**WHAT YOU ARE ASKED TO DO**
Omit every picture, and retype the lines that run from the beginning of the data below through the line containing "# Swap in/out - by year (munin style)", inclusive.

**** DATA SEGMENT ****

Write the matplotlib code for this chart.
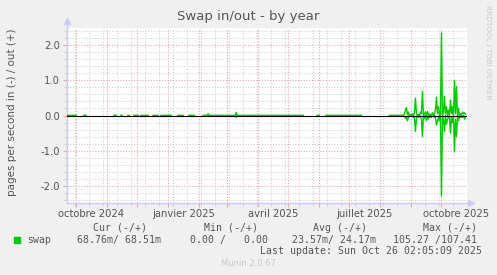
import numpy as np
import pandas as pd
import matplotlib
matplotlib.use("Agg")
from matplotlib import pyplot as plt
import matplotlib.dates as mdates

# Swap in/out - by year (munin style)

# days with data where the rate stays at ~0
flat_segments = [
    ("2024-09-22", "2024-10-01"), ("2024-10-09", "2024-10-11"),
    ("2024-11-08", "2024-11-10"), ("2024-11-15", "2024-11-16"),
    ("2024-11-22", "2024-11-23"), ("2024-11-28", "2024-12-02"),
    ("2024-12-05", "2024-12-12"), ("2024-12-17", "2024-12-22"),
    ("2024-12-25", "2025-01-04"), ("2025-01-11", "2025-01-16"),
    ("2025-01-22", "2025-01-27"), ("2025-02-05", "2025-05-16"),
    ("2025-05-30", "2025-06-01"), ("2025-06-08", "2025-07-13"),
    ("2025-08-10", "2025-08-24"),
]
bump_dates = ["2025-02-10", "2025-03-10"]
bump_out = [0.05, 0.09]
bump_in = [0.02, 0.05]

# daily values 2025-08-25 .. 2025-10-25
swap_out = [0.05, 0.15, 0.22, 0.02, 0.10, 0.00, 0.03,
            0.00, 0.05, 0.00, 0.10, 0.49, 0.05, 0.00, 0.03, 0.00, 0.10,
            0.05, 0.68, 0.00, 0.05, 0.10, 0.00, 0.12, 0.00, 0.05, 0.03,
            0.00, 0.08, 0.00, 0.05, 0.15, 0.52, 0.05, 0.25, 0.00, 0.05,
            2.34, 0.00, 0.10, 0.54, 0.05, 0.25, 0.00, 0.15, 0.00, 0.44,
            0.05, 0.25, 0.00, 1.00, 0.05, 0.82, 0.00, 0.20, 0.00, 0.05,
            0.00, 0.10, 0.05, 0.08, 0.03]
swap_in = [0.03, 0.08, 0.05, 0.15, 0.05, 0.00, 0.02,
           0.00, 0.03, 0.05, 0.05, 0.45, 0.10, 0.00, 0.05, 0.00, 0.05,
           0.10, 0.60, 0.00, 0.08, 0.00, 0.15, 0.05, 0.10, 0.00, 0.05,
           0.05, 0.00, 0.05, 0.00, 0.08, 0.27, 0.15, 0.05, 0.15, 0.00,
           2.28, 0.05, 0.10, 0.45, 0.00, 0.25, 0.10, 0.05, 0.05, 0.50,
           0.05, 0.20, 0.05, 1.03, 0.10, 0.60, 0.05, 0.15, 0.00, 0.05,
           0.05, 0.05, 0.00, 0.10, 0.05]
active_dates = pd.date_range("2025-08-25", periods=len(swap_out), freq="D")

month_labels = ["octobre 2024", "janvier 2025", "avril 2025", "juillet 2025", "octobre 2025"]
label_dates = ["2024-10-16", "2025-01-16", "2025-04-16", "2025-07-16", "2025-10-16"]

# build daily series
days = pd.date_range("2024-09-22", "2025-10-26", freq="D")
out_s = pd.Series(np.nan, index=days)
in_s = pd.Series(np.nan, index=days)
for a, b in flat_segments:
    out_s[a:b] = 0.0
    in_s[a:b] = 0.0
for d, o, i in zip(bump_dates, bump_out, bump_in):
    out_s[d] = o
    in_s[d] = i
out_s[active_dates] = swap_out
in_s[active_dates] = swap_in

bg = "#F0F0F0"
txt = "#555555"
green = "#00CC00"
major_c = "#E6A8A8"
minor_c = "#D2D2D2"
axis_c = "#C8CCF4"

W, H = 497, 275
fig = plt.figure(figsize=(W / 100, H / 100), dpi=100, facecolor=bg)
ax = fig.add_axes([67 / W, 1 - 203 / H, 400 / W, 175 / H])
ax.set_facecolor("white")

ax.plot(days, out_s.values, color=green, lw=1.0, zorder=3)
ax.plot(days, -in_s.values, color=green, lw=1.0, zorder=3)
ax.axhline(0, color="black", lw=0.8, zorder=4)

ax.set_xlim(pd.Timestamp("2024-09-22"), pd.Timestamp("2025-10-26 12:00"))
ax.set_ylim(-2.48, 2.48)

ax.xaxis.set_major_locator(mdates.MonthLocator())
ax.xaxis.set_minor_locator(mdates.WeekdayLocator(byweekday=mdates.MO, interval=2))
ax.xaxis.set_major_formatter(plt.NullFormatter())
ax.set_yticks([-2, -1, 0, 1, 2])
ax.set_yticks(np.arange(-2.4, 2.5, 0.2), minor=True)
ax.set_yticklabels(["%.1f" % v for v in [-2, -1, 0, 1, 2]])

ax.grid(which="major", color=major_c, ls=(0, (1, 1.5)), lw=0.8, zorder=1)
ax.grid(which="minor", color=minor_c, ls=(0, (1, 1.5)), lw=0.8, zorder=0)
ax.tick_params(which="major", length=3, width=0.8, color=major_c, labelcolor=txt,
               labelsize=7.2, pad=2)
ax.tick_params(which="minor", length=2, width=0.8, color=minor_c)

for s in ["top", "right"]:
    ax.spines[s].set_visible(False)
for s in ["left", "bottom"]:
    ax.spines[s].set_color(axis_c)
    ax.spines[s].set_linewidth(1.0)

# axis arrows
ax.plot([0, 0], [1, 1.035], transform=ax.transAxes, color=axis_c, lw=1.0, clip_on=False)
ax.plot([0], [1.04], transform=ax.transAxes, marker="^", color=axis_c, ms=5, clip_on=False)
ax.plot([1, 1.008], [0, 0], transform=ax.transAxes, color=axis_c, lw=1.0, clip_on=False)
ax.plot([1.01], [0], transform=ax.transAxes, marker=">", color=axis_c, ms=5, clip_on=False)

for lab, d in zip(month_labels, label_dates):
    ax.text(pd.Timestamp(d), -0.035, lab, transform=ax.get_xaxis_transform(),
            ha="center", va="top", fontsize=7.2, color=txt)

fig.text(248 / W, 1 - 20 / H, "Swap in/out - by year", ha="center", va="baseline",
         fontsize=9.5, color=txt)
fig.text(12 / W, 1 - 112 / H, "pages per second in (-) / out (+)", rotation=90,
         ha="center", va="center", fontsize=7.5, color=txt)
fig.text(488 / W, 1 - 5 / H, "RRDTOOL / TOBI OETIKER", rotation=270, ha="center",
         va="top", fontsize=5.3, color="#C8C8C8")

mono = dict(family="DejaVu Sans Mono", fontsize=7.1, color=txt, va="center")
fig.patches.append(plt.Rectangle((14 / W, 1 - 243 / H), 6 / W, 6 / H,
                                 transform=fig.transFigure, color=green))
fig.text(27 / W, 1 - 240 / H, "swap", ha="left", **mono)
for x, t in [(120, "Cur (-/+)"), (231, "Min (-/+)"), (340, "Avg (-/+)"), (450, "Max (-/+)")]:
    fig.text(x / W, 1 - 228 / H, t, ha="center", **mono)
for x, t in [(77, "68.76m/ 68.51m"), (190, "0.00 /   0.00"),
             (292, "23.57m/ 24.17m"), (393, "105.27 /107.41")]:
    fig.text(x / W, 1 - 240 / H, t, ha="left", **mono)
fig.text(482 / W, 1 - 251 / H, "Last update: Sun Oct 26 02:05:09 2025", ha="right", **mono)
fig.text(248 / W, 1 - 264 / H, "Munin 2.0.67", ha="center", va="center",
         fontsize=6, color="#C8C8C8")

fig.savefig("out.png", dpi=100, facecolor=bg)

****

**THE OUTPUT**
Write the matplotlib code for this chart.
import numpy as np
import pandas as pd
import matplotlib
matplotlib.use("Agg")
from matplotlib import pyplot as plt
import matplotlib.dates as mdates

# Swap in/out - by year (munin style)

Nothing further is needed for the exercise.